Some of the groups that have made funding requests are the Department of Public Works, the Watertown Free Public Library, Wayside Youth & Family Network, the Watertown Housing Authority, the Watertown Boys & Girls Club, and Watertown Cable Access Television. See more information about the proposals by clicking here.
Concerns About Street Projects
The City Council heard complaints and concerns about two areas of town at Tuesday’s meeting.
Multiple residents expressed their dissatisfaction with how long the street and sidewalk replacement project on Highland Avenue is taking. One Westside resident worried about the lack of a marked crosswalk and school crossing zone for students heading to and from Cunniff Elementary School.
Another resident said that the project reduced the curb cut for his three-car driveway to 17.5 feet, meaning he needs to drive over a curb to get into one of his spots, and sometimes his is blocked by a car parked along the curb. He has reached out to the City to request the driveway be widened, but has been repeatedly denied.

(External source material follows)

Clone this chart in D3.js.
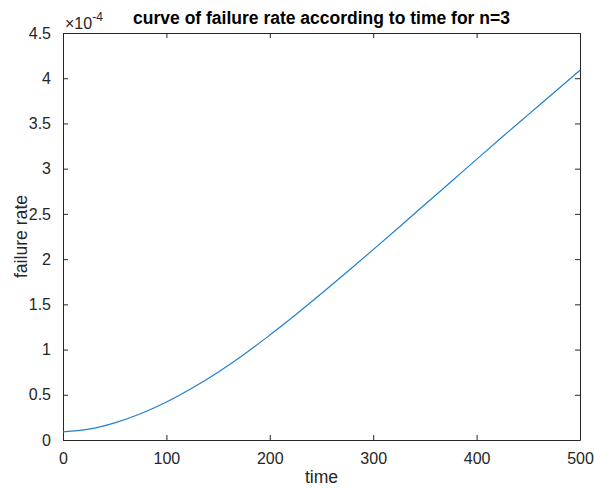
<!DOCTYPE html>
<html>
<head>
<meta charset="utf-8">
<script src="https://cdn.jsdelivr.net/npm/d3@7"></script>
<style>
  body { margin: 0; background: #fff; }
  svg { display: block; font-family: "Liberation Sans", Arial, sans-serif; }
  .tick text { fill: #262626; font-size: 16px; }
</style>
</head>
<body>
<div id="chart"></div>
<script>
// time values (x) and failure rate in units of 1e-4 (y)
const times = [0, 25, 50, 75, 100, 125, 150, 175, 200, 225, 250, 275, 300, 325, 350, 375, 400, 425, 450, 475, 500];
const rates = [0.09, 0.12, 0.19, 0.29, 0.42, 0.575, 0.75, 0.945, 1.16, 1.385, 1.62, 1.86, 2.105, 2.353, 2.603, 2.853, 3.103, 3.353, 3.598, 3.843, 4.088];
const xTicks = [0, 100, 200, 300, 400, 500];
const yTicks = [0, 0.5, 1, 1.5, 2, 2.5, 3, 3.5, 4, 4.5];

const width = 594, height = 488;
const margin = { top: 33, right: 14, bottom: 48, left: 63 };
const innerW = width - margin.left - margin.right;
const innerH = height - margin.top - margin.bottom;
const axisColor = "#262626";

const svg = d3.select("#chart").append("svg")
    .attr("width", width)
    .attr("height", height);

const g = svg.append("g")
    .attr("transform", `translate(${margin.left},${margin.top})`);

const x = d3.scaleLinear().domain([0, 500]).range([0, innerW]);
const y = d3.scaleLinear().domain([0, 4.5]).range([innerH, 0]);

// bottom and left axes with inward ticks
const xAxis = g.append("g")
    .attr("transform", `translate(0,${innerH})`)
    .call(d3.axisBottom(x).tickValues(xTicks).tickSizeInner(-5).tickSizeOuter(0).tickPadding(13));
const yAxis = g.append("g")
    .call(d3.axisLeft(y).tickValues(yTicks).tickFormat(d3.format("")).tickSizeInner(-5).tickSizeOuter(0).tickPadding(12));

// top and right (box) with inward ticks, no labels
const xTop = g.append("g")
    .call(d3.axisTop(x).tickValues(xTicks).tickSizeInner(-5).tickSizeOuter(0).tickFormat(""));
const yRight = g.append("g")
    .attr("transform", `translate(${innerW},0)`)
    .call(d3.axisRight(y).tickValues(yTicks).tickSizeInner(-5).tickSizeOuter(0).tickFormat(""));

[xAxis, yAxis, xTop, yRight].forEach(a => {
    a.selectAll(".domain").attr("stroke", axisColor);
    a.selectAll(".tick line").attr("stroke", axisColor);
});

// the curve
const points = times.map((t, i) => [t, rates[i]]);
const line = d3.line()
    .x(d => x(d[0]))
    .y(d => y(d[1]))
    .curve(d3.curveMonotoneX);

g.append("path")
    .datum(points)
    .attr("fill", "none")
    .attr("stroke", "#1f80d0")
    .attr("stroke-width", 1.2)
    .attr("d", line);

// exponent label
const expo = svg.append("text")
    .attr("x", margin.left + 2)
    .attr("y", 29)
    .attr("fill", axisColor)
    .style("font-size", "16px");
expo.append("tspan").text("\u00d710");
expo.append("tspan").attr("dy", -8).style("font-size", "12px").text("-4");

// title
svg.append("text")
    .attr("x", margin.left + innerW / 2)
    .attr("y", 24)
    .attr("text-anchor", "middle")
    .attr("fill", "#000")
    .style("font-size", "17.5px")
    .style("font-weight", "bold")
    .text("curve of failure rate according to time for n=3");

// axis labels
svg.append("text")
    .attr("x", margin.left + innerW / 2)
    .attr("y", 483)
    .attr("text-anchor", "middle")
    .attr("fill", axisColor)
    .style("font-size", "17.6px")
    .text("time");

svg.append("text")
    .attr("transform", `translate(27,${margin.top + innerH / 2}) rotate(-90)`)
    .attr("text-anchor", "middle")
    .attr("fill", axisColor)
    .style("font-size", "17.6px")
    .text("failure rate");
</script>
</body>
</html>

In the East End, residents living near Hosmer Elementary School are concerned about changes requested by the school for Winthrop and Hancock streets, including making them one way so that residents would no longer be able to turn both ways out of their driveways during school hours. The proposals are on the Traffic Commission’s agenda for the meeting on Oct. 25 at 7 p.m
She also noted that multiple residents had been “harassed” by parents, teachers, and crossing guards during the morning drop-off periods. Also, that parents sometimes block driveways with their vehicles while walking children over to the school.
The resident requested a meeting be held where residents can talk to City Councilors and other decision makers about their concerns.